Information on new personnel is shared with the OIST Welcome Club that provides support to the new comers' families, help for settlement in Okinawa as well as activities facilitating integration. The Communication and PR Division also organized events open to all staff and their families and a new Internal website was being developed to further facilitate communication across the OIST community.

5. Compliance

Following the appointment of the Vice President for Administrative Compliance (with laws, regulations and internal policies, rules and procedures), a staff member to work on compliance matters under the Vice President was appointed. The Vice President for Administrative Compliance reviewed all tendering items exceeding 50 million yen and small-amount negotiated contracts exceeding 1.6 million yen, as well as matters concerning establishing and revising University regulations and rules.

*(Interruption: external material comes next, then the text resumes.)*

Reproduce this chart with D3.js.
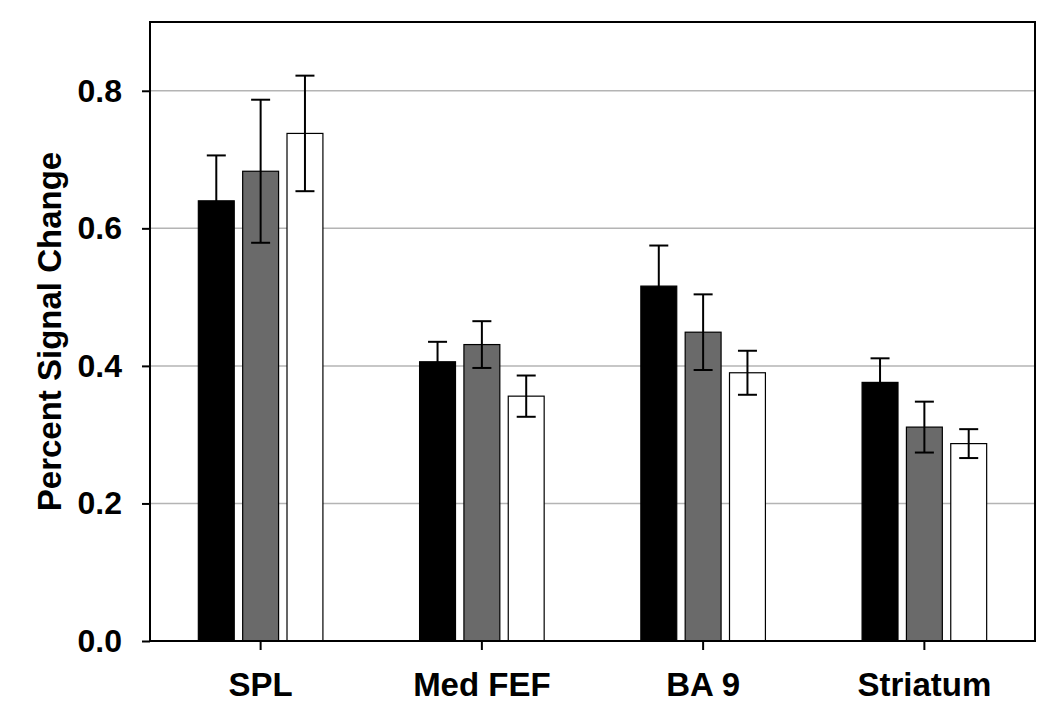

Based on the Act concerning the Management of Public Documents (Act No. 66 of 2009), we developed Policies, Rules, and Procedures (PRP) to ensure appropriate creation, management and retention of the documents. We also appointed staff in charge of managing the documents.

A new division of compliance (Division of Administrative Compliance) carried out internal audits to review honorarium, conference and travel expenses as well as annual maintenance agreements and reflect the results as necessary. Audits by Auditors have been conducted since mid-April and the results will be reported to BOG/BOC on May 24.

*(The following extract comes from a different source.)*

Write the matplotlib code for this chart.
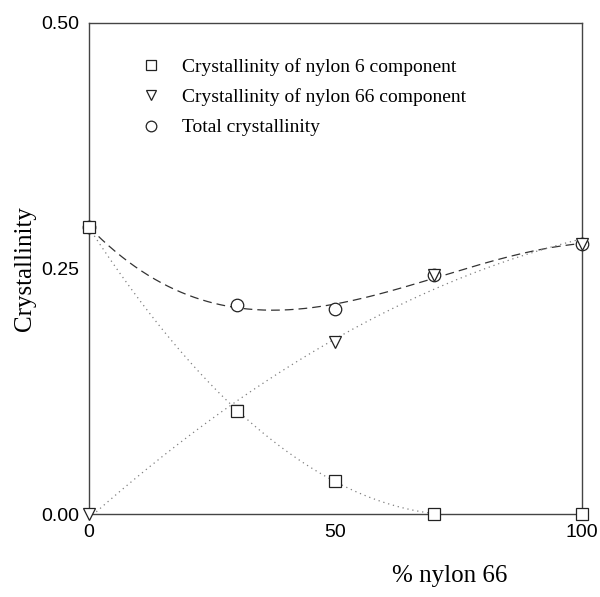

In the new Policy Library, rules on research ethics and investigation of academic misconduct (Chapter 4), conflict of interest (Chapter 22), management of fund (Chapter 7), and discipline (Chapter 38) were established.

6. Information Disclosure and Public Relations

Regulations required to be disclosed by the law, such as Bylaws, University Rules, Business Plan (FY2011 & FY2012), and Officer Compensation Regulations, were uploaded on the Website. Preparations for information disclosure of procedure for disclosure request & information on Corporate Documents were made.

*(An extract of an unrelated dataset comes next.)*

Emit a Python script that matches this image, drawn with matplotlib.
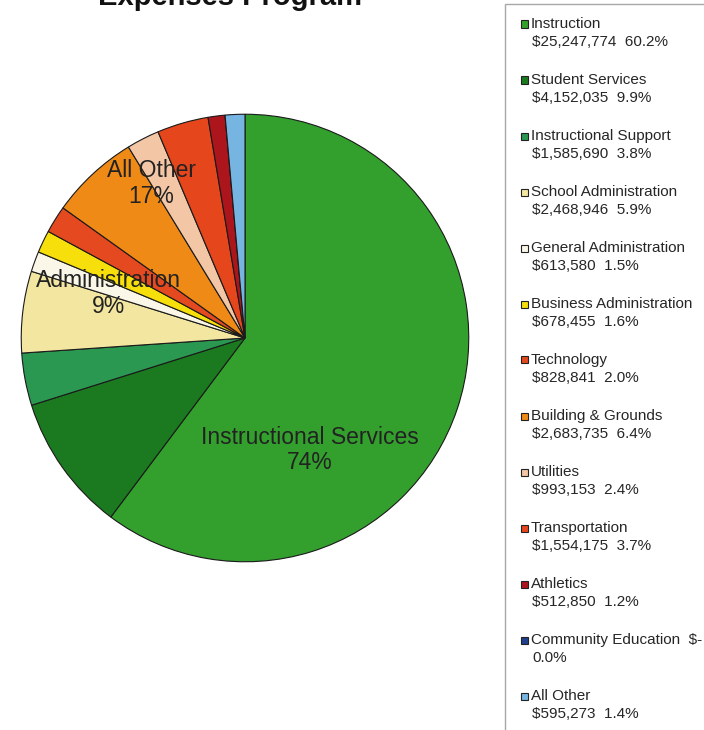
import matplotlib.pyplot as plt
from matplotlib.patches import Rectangle

plt.rcParams['font.family'] = ['Liberation Sans', 'DejaVu Sans']

# expense categories, dollars and shares
categories = ['Instruction', 'Student Services', 'Instructional Support',
              'School Administration', 'General Administration',
              'Business Administration', 'Technology', 'Building & Grounds',
              'Utilities', 'Transportation', 'Athletics',
              'Community Education', 'All Other']
amounts = [25247774, 4152035, 1585690, 2468946, 613580, 678455, 828841,
           2683735, 993153, 1554175, 512850, 0, 595273]
amount_text = ['$25,247,774', '$4,152,035', '$1,585,690', '$2,468,946',
               '$613,580', '$678,455', '$828,841', '$2,683,735', '$993,153',
               '$1,554,175', '$512,850', '$-', '$595,273']
shares = ['60.2%', '9.9%', '3.8%', '5.9%', '1.5%', '1.6%', '2.0%', '6.4%',
          '2.4%', '3.7%', '1.2%', '0.0%', '1.4%']
colors = ['#33a02e', '#1b7a1f', '#2a9850', '#f3e6a0', '#fbf7e8', '#f6df0a',
          '#e4491f', '#ef8a16', '#f3c6a6', '#e6461c', '#ad151d', '#1f3f8f',
          '#76b5e2']

# group labels drawn on the pie
group_names = ['Instructional Services', 'Administration', 'All Other']
group_pcts = ['74%', '9%', '17%']
group_pos = [(0.29, -0.50), (-0.61, 0.20), (-0.42, 0.69)]

W, H = 704, 730
fig = plt.figure(figsize=(W/100, H/100), dpi=100)
ax = fig.add_axes([19/W, (H-338-226)/H, 452/W, 452/H])

wedges, _ = ax.pie(amounts, colors=colors, startangle=90, counterclock=False,
                   wedgeprops={'edgecolor': '#1a1a1a', 'linewidth': 0.8})
ax.set_xlim(-1.01, 1.01)
ax.set_ylim(-1.01, 1.01)
ax.set_aspect('equal')

for name, pct, (x, y) in zip(group_names, group_pcts, group_pos):
    ax.text(x, y, name + '\n' + pct, ha='center', va='center',
            fontsize=16.5, color='#222222', linespacing=1.15)

fig.text(230/W, 1 - 5/H, 'Expenses Program', ha='center', va='baseline',
         fontsize=21, fontweight='bold', color='#111111')

# legend drawn by hand: box with only top/left edges showing
fig.add_artist(Rectangle((505/W, -20/H), 260/W, (H - 4 + 20)/H,
                         transform=fig.transFigure, facecolor='none',
                         edgecolor='#a8a8a8', linewidth=1.0, clip_on=False))
for i in range(len(categories)):
    y1 = 24 + 56*i
    y2 = y1 + 18
    if categories[i] == 'Community Education':
        line1 = categories[i] + '  ' + amount_text[i]
        line2 = shares[i]
    else:
        line1 = categories[i]
        line2 = amount_text[i] + '  ' + shares[i]
    fig.add_artist(Rectangle((521/W, 1 - (y1 + 3.5)/H), 7/W, 7/H,
                             transform=fig.transFigure, facecolor=colors[i],
                             edgecolor='#222222', linewidth=0.8))
    fig.text(531/W, 1 - y1/H, line1, ha='left', va='center',
             fontsize=11, color='#262626')
    fig.text(532/W, 1 - y2/H, line2, ha='left', va='center',
             fontsize=11, color='#262626')

fig.savefig('out.png', dpi=100)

OIST has had excellent coverage in International, Japanese and Okinawan media. The most influential science publications Nature Science Physics Today carried positive articles on OIST. Nature in particular wrote an editorial in support of the university. The Economist is probably the most influential news magazine in the world and OIST was featured in November 2011. Coverage in Japan's main newspapers has not been so outstanding but this trend is changing as can be seen by the article in Nikkei Shimbun in February and the 5 page article in Nikkei Science in March 2012. Coverage of OIST developments in Okinawa has been excellent and consistently positive. OIST has completely redesigned its public website updating articles on a daily basis so as to keep the general public in Japan and around the world informed. A Facebook site and a YouTube channel have also been created.

OIST created a completely new branding style with new logo and full graphics standards manual. The design has been much admired and is now used uniformly throughout the university.